# Is my diet good enough...



## jyoung8j (Sep 29, 2012)

I was just wondering if I'm on right track eating wise.. Seems I am but u guys r the pros.. I track my calories on my fitness pal and take in bout 1800 a day.. now I know most of u r gaining size right now I'm trying to maintain muscle but lean out.. I'm also on prop bout 250mg a wk.. My diet goes like this..
Breakfast at 530 scrambled eggs
Snack at 730.. special k strawberry crisp
Snack at 930 protein shake and apples
Lunch at 11 chicken and broccoli Greek yogurt cottage cheese apple sauce
Snack at 1... beef jerky or yogurt
Snack at 3 protein shake string cheese
Dinner at 630-7 chicken or tilapia or turkey breast and broccoli and cottage cheese
Snack at 830 or so.. peanut butter sand half sand
Thts about the jist of it.. o I forgot I have creatine while leaving gym and drink 1.5 gallons a day.. any help would b greatly appreciated.. thx


----------



## Jada (Sep 29, 2012)

Sup young I think u should add some wheat bread with meal 1, meal 2 chicken breast with sweet potato  meal 3 fish with broccoli meal 4 chicken with lettuce broccoli meal 5 Protien shake and some peanut butter meal 6 yogurt ( non fat Greek) almonds all meat and fish cooked with some olive oil.


----------



## jyoung8j (Sep 29, 2012)

Meal 1 as in breakfast..lol like some wheat toast.. tht seems like a lot of big meals for just trying to just keep size I have and lean out.. idk if I could eat all tht..lol thts prob Alot of calories also.. dnt think I burn tht much.. am I missing something..


----------



## coltmc4545 (Sep 29, 2012)

I would whither away and die if I only ate 1800 calories.

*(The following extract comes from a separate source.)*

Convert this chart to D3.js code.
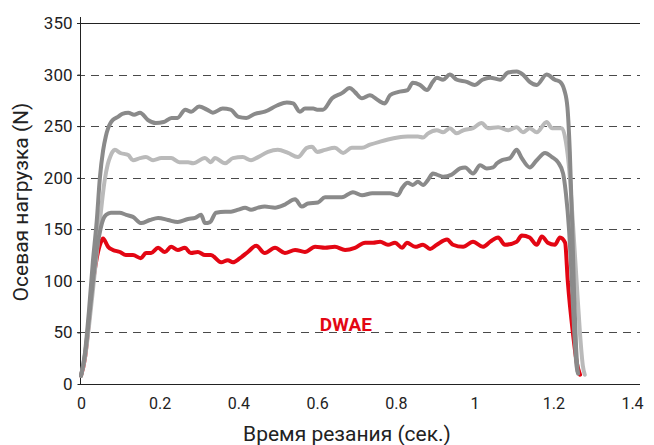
<!DOCTYPE html>
<html lang="ru">
<head>
  <meta charset="UTF-8">
  <title>Осевая нагрузка</title>
  <script src="https://d3js.org/d3.v7.min.js"></script>
  <style>
    body { margin: 0; background: #fff; }
    svg { display: block; font-family: Roboto, "Noto Sans", sans-serif; }
  </style>
</head>
<body>
  <svg width="654" height="445"></svg>
  <script>
    // [time (s), load (N)]
    const seriesTop = [[0,8],[0.01,30],[0.02,70],[0.03,118],[0.04,158],[0.048,200],[0.056,226],[0.063,240],[0.069,248],[0.075,253],[0.081,256],[0.094,259],[0.105,262],[0.12,263],[0.135,261],[0.15,263],[0.17,256],[0.19,253],[0.21,254],[0.23,258],[0.245,258],[0.265,266],[0.28,264],[0.30,269],[0.32,266],[0.335,263],[0.36,267],[0.38,266],[0.40,259],[0.42,258],[0.442,262],[0.467,264],[0.498,270],[0.523,273],[0.539,272],[0.556,264],[0.569,267],[0.59,267],[0.60,266],[0.615,266],[0.638,277],[0.663,282],[0.683,287],[0.696,283],[0.714,277],[0.734,280],[0.755,275],[0.772,272],[0.785,280],[0.805,283],[0.83,285],[0.843,292],[0.861,290],[0.879,285],[0.894,293],[0.904,297],[0.92,295],[0.937,300],[0.955,295],[0.98,293],[1.0,290],[1.02,295],[1.04,297],[1.065,295],[1.085,302],[1.107,303],[1.123,300],[1.14,293],[1.158,290],[1.183,300],[1.204,295],[1.217,293],[1.228,285],[1.236,268],[1.242,225],[1.248,155],[1.253,85],[1.258,35],[1.262,12]];
    const seriesLight = [[0,8],[0.01,25],[0.02,55],[0.03,90],[0.04,127],[0.05,165],[0.06,197],[0.068,213],[0.075,221],[0.08,225],[0.086,227],[0.10,224],[0.12,222],[0.132,217],[0.15,219],[0.165,220],[0.183,217],[0.204,219],[0.229,219],[0.25,215],[0.272,215],[0.285,214],[0.315,219],[0.33,215],[0.34,219],[0.366,214],[0.386,219],[0.411,220],[0.432,217],[0.45,220],[0.475,225],[0.50,227],[0.526,224],[0.551,220],[0.574,229],[0.587,230],[0.60,225],[0.62,227],[0.645,229],[0.666,224],[0.688,229],[0.714,229],[0.734,232],[0.76,235],[0.78,237],[0.805,239],[0.83,240],[0.856,240],[0.869,239],[0.882,243],[0.904,246],[0.92,244],[0.937,248],[0.955,243],[0.971,246],[0.996,248],[1.018,253],[1.034,248],[1.06,249],[1.085,246],[1.107,249],[1.123,244],[1.14,248],[1.158,244],[1.183,254],[1.197,248],[1.222,248],[1.232,235],[1.24,210],[1.25,155],[1.26,95],[1.268,48],[1.275,18],[1.28,9]];
    const seriesMid = [[0,8],[0.01,28],[0.02,62],[0.03,98],[0.04,130],[0.05,151],[0.058,161],[0.064,164],[0.076,166],[0.098,166],[0.115,164],[0.132,162],[0.153,156],[0.175,159],[0.196,161],[0.221,159],[0.246,157],[0.272,160],[0.29,161],[0.305,164],[0.315,156],[0.328,157],[0.343,166],[0.366,167],[0.381,167],[0.40,169],[0.417,171],[0.432,169],[0.45,171],[0.467,172],[0.493,171],[0.518,174],[0.544,179],[0.561,172],[0.577,175],[0.602,176],[0.62,181],[0.645,181],[0.663,181],[0.691,186],[0.714,183],[0.74,185],[0.765,185],[0.785,185],[0.805,183],[0.816,190],[0.83,195],[0.843,193],[0.856,196],[0.869,193],[0.882,198],[0.894,204],[0.904,203],[0.92,201],[0.942,203],[0.963,209],[0.976,210],[0.996,204],[1.014,212],[1.031,209],[1.047,210],[1.057,214],[1.07,217],[1.09,219],[1.107,227],[1.12,219],[1.14,210],[1.158,217],[1.179,224],[1.197,220],[1.212,215],[1.225,204],[1.232,185],[1.24,150],[1.247,100],[1.253,52],[1.259,18],[1.263,10]];
    const seriesDWAE = [[0,8],[0.01,25],[0.02,60],[0.03,97],[0.04,122],[0.05,137],[0.056,141],[0.069,133],[0.081,130],[0.099,128],[0.114,125],[0.132,125],[0.152,122],[0.165,127],[0.178,127],[0.196,132],[0.213,128],[0.229,133],[0.246,130],[0.264,132],[0.279,127],[0.297,128],[0.315,125],[0.33,125],[0.356,118],[0.373,120],[0.386,118],[0.404,122],[0.424,128],[0.445,134],[0.467,127],[0.493,132],[0.518,127],[0.544,130],[0.569,128],[0.595,133],[0.62,132],[0.645,133],[0.671,130],[0.696,132],[0.722,137],[0.742,137],[0.76,138],[0.78,135],[0.798,137],[0.816,132],[0.828,137],[0.849,133],[0.869,135],[0.887,131],[0.904,135],[0.93,140],[0.945,135],[0.971,133],[0.996,138],[1.021,133],[1.04,138],[1.06,142],[1.077,135],[1.107,138],[1.12,144],[1.14,142],[1.158,135],[1.171,143],[1.186,137],[1.204,135],[1.217,142],[1.23,137],[1.237,99],[1.25,49],[1.26,20],[1.268,9]];

    const xTicks = [0, 0.2, 0.4, 0.6, 0.8, 1, 1.2, 1.4];
    const yTicks = [0, 50, 100, 150, 200, 250, 300, 350];

    const svg = d3.select("svg");
    const x = d3.scaleLinear().domain([0, 1.4]).range([81, 632]);
    const y = d3.scaleLinear().domain([0, 350]).range([384, 23]);
    const gridRight = 640;

    // grid lines (top one solid, the rest dashed)
    svg.append("g").selectAll("line")
      .data(yTicks.filter(d => d > 0))
      .enter().append("line")
      .attr("x1", 77).attr("x2", gridRight)
      .attr("y1", d => Math.round(y(d)) + 0.5).attr("y2", d => Math.round(y(d)) + 0.5)
      .attr("stroke", d => d === 350 ? "#222" : "#4a4a4a")
      .attr("stroke-width", 1)
      .attr("stroke-dasharray", d => d === 350 ? null : "8,6");

    // y axis
    const yAxis = svg.append("g")
      .attr("transform", "translate(80.5,0)")
      .call(d3.axisLeft(y).tickValues(yTicks).tickSize(3).tickPadding(5));
    yAxis.select(".domain").remove();
    yAxis.selectAll("line").attr("stroke", "#222");
    yAxis.selectAll("text").attr("font-size", 17).attr("fill", "#222")
      .attr("font-family", "Roboto, sans-serif");
    svg.append("line").attr("x1", 80.5).attr("x2", 80.5).attr("y1", 17).attr("y2", 385)
      .attr("stroke", "#222");

    // x axis
    const xAxis = svg.append("g")
      .attr("transform", "translate(0,384.5)")
      .call(d3.axisBottom(x).tickValues(xTicks).tickSize(0).tickPadding(13).tickFormat(d3.format("")));
    xAxis.select(".domain").remove();
    xAxis.selectAll("text").attr("font-size", 16).attr("fill", "#222")
      .attr("font-family", "Roboto, sans-serif");
    svg.append("line").attr("x1", 80).attr("x2", gridRight).attr("y1", 384.5).attr("y2", 384.5)
      .attr("stroke", "#222");

    // curves
    const line = d3.line().x(d => x(d[0])).y(d => y(d[1])).curve(d3.curveMonotoneX);
    const curves = [
      { data: seriesDWAE, color: "#e30613" },
      { data: seriesLight, color: "#bababa" },
      { data: seriesMid, color: "#8a8a8a" },
      { data: seriesTop, color: "#8a8a8a" }
    ];
    svg.append("g").selectAll("path")
      .data(curves)
      .enter().append("path")
      .attr("d", d => line(d.data))
      .attr("fill", "none")
      .attr("stroke", d => d.color)
      .attr("stroke-width", 4)
      .attr("stroke-linejoin", "round")
      .attr("stroke-linecap", "round");

    // label
    svg.append("text")
      .attr("x", x(0.673)).attr("y", y(51))
      .attr("text-anchor", "middle")
      .attr("font-size", 19).attr("font-weight", "bold")
      .attr("fill", "#e30613")
      .text("DWAE");

    // axis titles
    svg.append("text")
      .attr("transform", "translate(28,202) rotate(-90)")
      .attr("text-anchor", "middle")
      .attr("font-size", 21).attr("fill", "#222")
      .text("Осевая нагрузка (N)");
    svg.append("text")
      .attr("x", 347).attr("y", 441)
      .attr("text-anchor", "middle")
      .attr("font-size", 21).attr("fill", "#222")
      .text("Время резания (сек.)");
  </script>
</body>
</html>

Do you know your BMR and TDEE??


----------



## jyoung8j (Sep 29, 2012)

Believe my bmr is 2100.. even if ur trying to maintain but lean up u dnt think 1800 is enough.. I'm a lil guy lol.. I'm 5'4" AND a heavy 210..lol


----------



## jyoung8j (Sep 29, 2012)

Been taking in around 200g of protein..on fitness pal it's been like 49% pro 33 carbs 17% fat


----------



## Jada (Sep 29, 2012)

It's cool bro, I just like to eat than throw in shakes. I leaned out pretty nice on that diet. I held size but lost fat. Remember to lose fat u need to eat healthy fats.


----------



## LeanHerm (Sep 29, 2012)

If you ever have to question diet eat another meal. Lol boom


----------



## Bro Bundy (Sep 29, 2012)

I would get with the spong if I was you


----------



## jyoung8j (Sep 29, 2012)

I feel good eating like this just was wondering if a problem sticks out for anyone..


----------



## Jada (Sep 29, 2012)

Hit the guru up ! SPONGY


----------



## JOMO (Sep 30, 2012)

It could use some work brother. Too many shakes imo. Only time i have a shake is post workout along with other food. Im rolling with the sponge master himself so I cant give anything away out of respect. But im on 2700 cals right now an am still hungry,lol. But the carb cycling is doing its job. Going to be upping them in the next few weeks. 

If you have some extra bread that you can spend, get with spongy if he has spots available.


----------



## jyoung8j (Sep 30, 2012)

Yea I've seen his name mentioned in some other post.. I'll look for him see whts up..


----------



## Oenomaus (Sep 30, 2012)

Spongy is the diet master, hands down.


----------



## Curiosity (Sep 30, 2012)

I'm 185 lbs and I eat 4500 cals a day, I could lose weight at 3500. Everyone's different, but unless you have a really slow metabolism or something you could probably eat some more calories. When you say you're a "heavy" 210, do you mean that you have a lot of bodyfat? Do you know what your BMI is?


----------



## jyoung8j (Oct 1, 2012)

I've lost weight and haven't checked it recently but was at 24%.. I have been out of commission for 2yrs so gained some fat.. I haven't been keeping up with weight just trying to eat clean and keep protein up bout 200g a day.. everyone says I'm losing weight so think it's working just want most bang for buck feel me..


----------